For each new listened connection, a new connection fd will be established to send and receive data according to the node configuration and network topology.
Other nodes send messages to this node through TCP, RDMA protocols.
After the connection fd receives the message, the background receiving thread will be notified and the message will be filled into RpcChannel.
Get the message from RpcChannel through recv_request().
Complete message reception.

FrontEnd

In order to optimize response time and communication efficiency, a non-blocking mode is adopted for message sending, and the specific implementation is as follows:

FrontEnd uses a thread-safe buffer (multiple producers and single consumer). When a thread (Thread1) sends a message, it first pushes the message into the buffer. If there is no other messages in the buffe, the thread will send all messages pushed to the buffer until the buffer is cleared. This thread is called working thread.

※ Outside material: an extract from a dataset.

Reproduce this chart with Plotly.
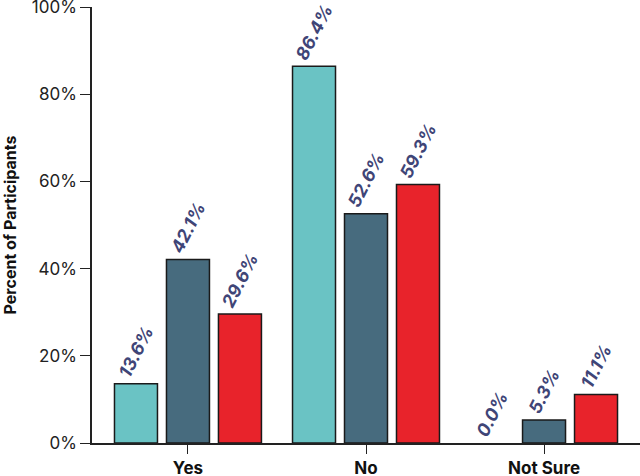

When an other thread (Thread2) sends a message, after its push message enters the buffer, if it detects that the corresponding buffer already has a worker thread (Thread1), it can return directly, and the message is sent by the worker thread.

Since the non-blocking system call is used when sending data, if a message is too large to be completely sent in one system call, in order to ensure response time, the worker thread will create a temporary thread to send the remaining content, and continue to process the next message in buffer.

In this way, thread safety is ensured when messages are sent by multiple threads, context switching, memory copying are minimized, and CPU cache misses are avoided as much as possible.

Exception

The exception handling process of client‘s send_request is shown in the following figure:

When the sending of FrontEnd fails due to network or other reasons, it will set its current status to EPIPE and try to find an other FrontEnd registered with the same service. If found, the message will be forward to it, otherwise an error response will be returned immediately.